# Hexagons are the Bestagons (JS edition) · Part one

As we all know, Hexagons are the Bestagons - we see them in honeycombs, they are in snowflakes and pencils, there’s one on Saturn, and they are... *(math incoming)* the only regular polygon to tile a plane without resorting to debasing self-divison 😅.

When I started rebuilding my website, I knew I wanted a live, configurable background and it quickly became clear it’ll be rendered on a **canvas**. I was playing around, drawing various 2D shapes, when I remembered the CGP Grey video - hexagons... The Bestagons were the obvious choice!

In this series of tutorials I’ll show you how I built this background.

## Part one: how to render a hexagon?

OK, so how do we render a regular hexagon? We want to draw 6 straight lines of equal length.

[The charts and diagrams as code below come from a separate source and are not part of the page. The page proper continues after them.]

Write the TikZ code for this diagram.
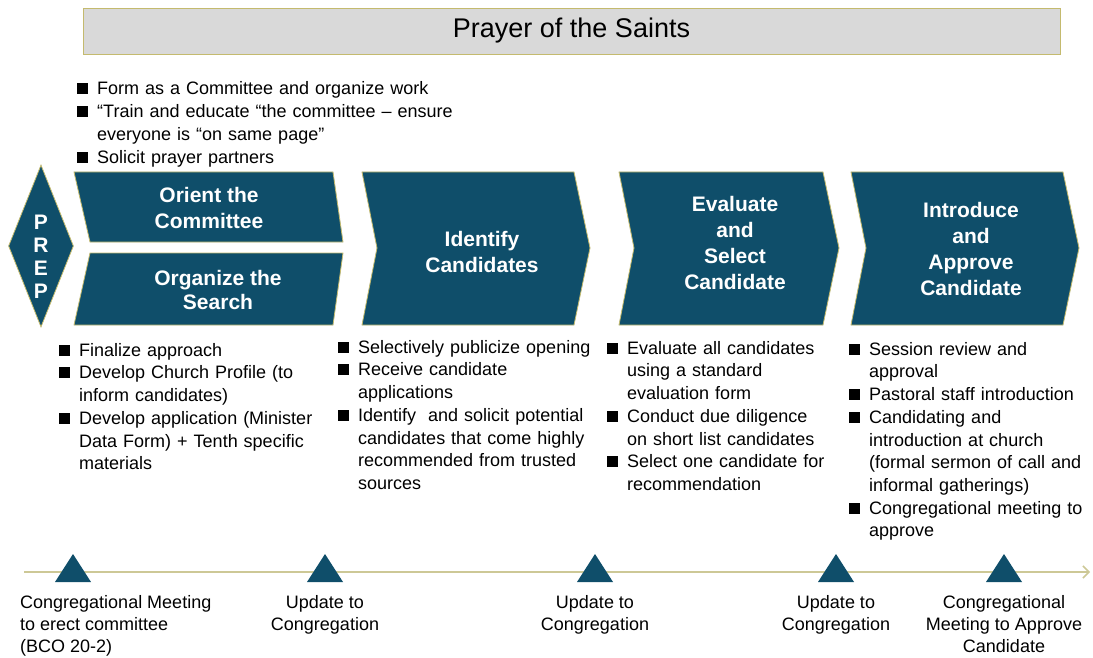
\documentclass[tikz,border=0pt]{standalone}
\usepackage{fontspec}
\setmainfont{Liberation Sans}
\usetikzlibrary{shapes.geometric,arrows.meta,positioning}
\definecolor{stageblue}{RGB}{15,78,106}
\definecolor{rimgold}{RGB}{196,186,110}
\definecolor{titlegray}{RGB}{217,217,217}
\definecolor{lineolive}{RGB}{205,200,150}
\newcommand\bitem{\noindent\hangindent=20pt\hangafter=1\makebox[20pt][l]{\rule[0.5pt]{11pt}{11pt}}}

\begin{document}
\begin{tikzpicture}[x=1pt,y=-1pt,
  chev/.style={fill=stageblue,draw=rimgold,line width=0.8pt},
  stagetext/.style={text=white,font=\bfseries\fontsize{21}{26}\selectfont,align=center,inner sep=0pt},
  blist/.style={anchor=north west,inner sep=0pt,text width=420pt,align=left,font=\fontsize{18}{22.7}\selectfont},
  mlabel/.style={align=center,inner sep=0pt,font=\fontsize{18}{22}\selectfont},
  timeline/.style={draw=lineolive,line width=1.5pt,-{Straight Barb[length=6pt,width=12pt]}}]
\useasboundingbox (0,0) rectangle (1093,658);
\node[draw=rimgold,fill=titlegray,line width=0.8pt,minimum width=977pt,minimum height=46pt,inner sep=0pt,font=\fontsize{27}{30}\selectfont] (title) at (571.5,31) {Prayer of the Saints};

\node[blist] (prepitems) at (77,81.7) {\bitem Form as a Committee and organize work
\par\bitem “Train and educate “the committee – ensure\newline everyone is “on same page”
\par\bitem Solicit prayer partners\par};

\node[chev,diamond,minimum width=65pt,minimum height=162pt,inner sep=0pt] (prep) at (41,246) {};
\node[stagetext,font=\bfseries\fontsize{21}{23}\selectfont] (preptext) at (41,257) {P\\R\\E\\P};

\draw[chev] (74,172) -- (333,172) -- (343,242) -- (90,242) -- cycle;
\draw[chev] (90,253) -- (343,253) -- (333,325) -- (74,325) -- cycle;
\node[stagetext] (orient) at (209,208) {Orient the\\Committee};
\node[stagetext,font=\bfseries\fontsize{21}{24}\selectfont] (organize) at (218,290) {Organize the\\Search};

\foreach \name/\xl/\xr/\ty/\txt in {ident/362/574/252/{Identify\\Candidates},
    evalsel/619/823/243/{Evaluate\\and\\Select\\Candidate},
    intro/851/1063/249/{Introduce\\and\\Approve\\Candidate}}{
  \draw[chev] (\xl,172) -- (\xr,172) -- (\xr+16,248) -- (\xr,325) -- (\xl,325) -- (\xl+15,248) -- cycle;
  \node[stagetext] (\name) at ({(\xl+\xr)/2+14},\ty) {\txt};
}

\node[blist] (orgitems) at (59,343) {\bitem Finalize approach
\par\bitem Develop Church Profile (to\newline inform candidates)
\par\bitem Develop application (Minister\newline Data Form) + Tenth specific\newline materials\par};
\node[blist] (identitems) at (338,340) {\bitem Selectively publicize opening
\par\bitem Receive candidate\newline applications
\par\bitem Identify \ and solicit potential\newline candidates that come highly\newline recommended from trusted\newline sources\par};
\node[blist] (evalitems) at (607,341) {\bitem Evaluate all candidates\newline using a standard\newline evaluation form
\par\bitem Conduct due diligence\newline on short list candidates
\par\bitem Select one candidate for\newline recommendation\par};
\node[blist] (introitems) at (849,342) {\bitem Session review and\newline approval
\par\bitem Pastoral staff introduction
\par\bitem Candidating and\newline introduction at church\newline (formal sermon of call and\newline informal gatherings)
\par\bitem Congregational meeting to\newline approve\par};

\coordinate (tstart) at (24,572);
\coordinate (tend) at (1090,572);
\draw[timeline] (tstart) -- (tend);
\foreach \x/\name in {73/m1,325/m2,595/m3,836/m4,1004/m5}{
  \fill[stageblue] (\x-18,582) -- (\x+18,582) -- (\x,554) -- cycle;
  \coordinate (\name) at (\x,582);
}
\node[mlabel,anchor=north west,align=left] (erect) at (20,595.5) {Congregational Meeting\\to erect committee\\(BCO 20-2)};
\node[mlabel,below=13.5pt of m2] (update1) {Update to\\Congregation};
\node[mlabel,below=13.5pt of m3] (update2) {Update to\\Congregation};
\node[mlabel,below=13.5pt of m4] (update3) {Update to\\Congregation};
\node[mlabel,below=13.5pt of m5] (approve) {Congregational\\Meeting to Approve\\Candidate};
\end{tikzpicture}
\end{document}
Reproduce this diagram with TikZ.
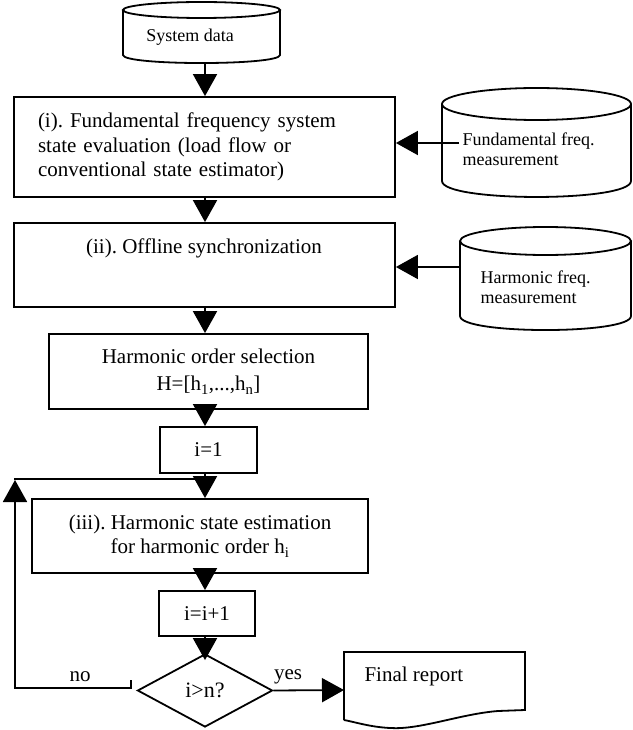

To form a hexagon, the angle between every two sides has to be 120°.

Let’s explore our options for drawing stuff on a canvas. Here's some API methods from CanvasRenderingContext2D, the interface from the Canvas API that we use to draw in two dimensions:

- arc() - creates a circular arc. Hexagons only have straight walls,
`arc`

is definitely not our thing; - ellipse() - creates an ellipse. Same as above, cool, but not for us;
- rect() - adds a rectangle to the current path. Finally, some straight lines. Still won’t work for us though - rectangles are obviously the inferior choice... and we can't really draw a hex using a full reactangle;
- lineTo() - adds a straight line to the current sub-path. This is our thing!

Unfortunately, there doesn’t seem to be anything more convenient in the API. No `fillHex()`

function yet 🙄. We’ll have to draw our hexagons line by line.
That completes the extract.